In it’s recent discussion paper ‘Building the UK financial sector’s operational resilience’ the PRA sets out its guidelines for UK financial services businesses to achieve the required level of service resilience. This discussion paper, which is likely to form the basis of future legislation, makes it clear that the regulator expects UK financial services companies to ‘step up to the plate’ when it comes to ensuring their services can withstand ‘severe but plausible’ shocks.
The PRA has identified several key factors that should guide companies’ thinking when it comes to service resilience. The most significant of these are set out in this article, with some thoughts on how companies might comply with the forthcoming legislation
Focus on Critical Business Services and end-to-end customer journeys, rather than component systems, technologies and teams.
The PRA observes that the critical resilience factor is how well the service delivered to customers can withstand shocks. From this standpoint, the robustness or fragility of individual systems and component processes is of secondary importance. The regulator is asking organisations to demonstrate that – whatever happens to these individual components – the service provided to customers will remain within pre-set quality and performance parameters (‘Impact Tolerances’).
Complying with this stipulation requires companies to identify the business services that are critical to their operations (and to the smooth running of the UK financial system) and to have processes in place to routinely test the performance of these critical end-to-end services against ‘severe but plausible’ scenarios. The PRA does not specify what sort of scenarios it has in mind, but these will certainly include cyber/ransomware attacks, unexpected system or network outages and the failure of outsourced/cloud services delivered by third parties (e.g. Amazon, Google, Microsoft, etc.).
The regulator requires companies to keep detailed records of these tests so that the actual scenarios tested against, the results of those tests, and the subsequent action taken are all available for inspection. This may require rethinking of an organisation’s testing practices and changes to its organisational structure, in order to ensure this co-ordinated effort.
Map Critical Business Services to the underlying IT systems.
Naturally, the PRA will expect organisations to ensure that their IT systems are robust, and able to withstand a wide range of internal and external shocks. However, the latest guidelines make it clear that, by itself, this is not sufficient to deliver a satisfactory level of service resilience. Instead, organisations should assume that their systems will fail and assess the impact that these system failures will have on their critical business services. The regulator suggests that organisations should approach this challenge by creating detailed maps showing how individual systems combine to deliver each end-to-end service. These maps should allow organisations to identify the key system performance characteristics that affect service resilience and to target system improvements where they will have the greatest positive effect on the resilience of the service overall.
Creating these maps, to an appropriate level of detail, requires mathematical modelling techniques to evaluate a wide variety of demand and capacity scenarios. Once companies have identified those business services that are critical to their business, they should create an initial design for these ‘resilience maps’ and ensure these remain accurate as service demands and system capacities change over time.
Set Impact Tolerances
The PRA is considering whether ‘companies should be required to set metrics that describe an intolerable level of disruption to their most important business services in a severe but plausible stress scenario’. These metrics – or impact tolerances – would apply to the provision of the business service as opposed to the systems and process that support it.

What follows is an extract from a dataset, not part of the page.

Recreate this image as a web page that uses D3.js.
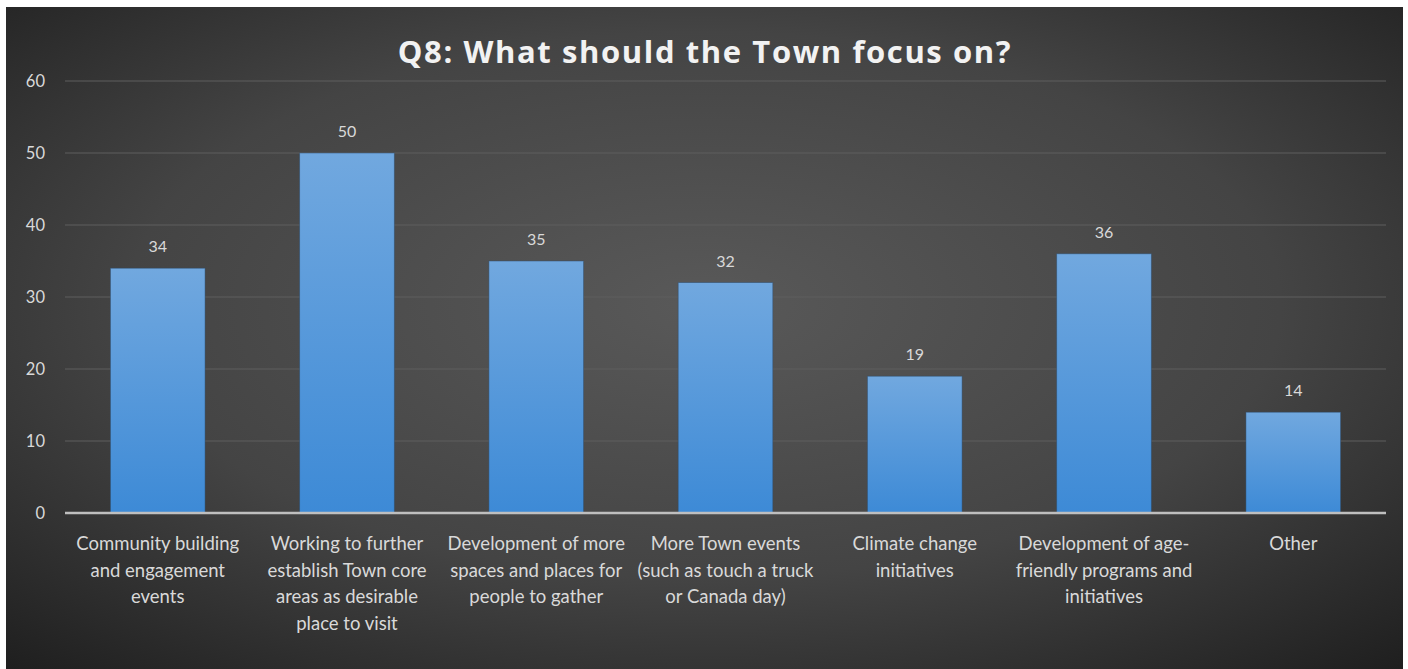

This is clearly a sensible strategy for any business and for UK financial companies may have several benefits. The PRA suggests that these impact tolerances could help businesses to ‘prioritise investment and resource allocation’ – a coded reference to its desire to see boards directing IT investment into the areas that have the biggest positive effect on resilience. The PRA also indicates that impact tolerances will ‘provide a focus for supervisory engagement’. In other words, we can anticipate that future supervisory activities will expect to see that impact tolerances are being used, that organisations are testing them against realistic (‘severe but plausible’) scenarios and that these test results are used by the board to direct IT investment.
It remains to be seen how assiduously the PRA will implement this approach, but given that this is sound business practice in any event, UK banks and financial service companies should consider putting impact tolerances in place for all their critical business services, if they have not already done so.
What’s next?
It is likely that future legislation will enshrine the PRA’s current guidelines in UK law. In our view, the changes proposed by the PRA make good sense and represent a sound approach to improving the resilience of the UK financial services sector. The changes that companies will need to make will take time to implement and so starting them should not be delayed.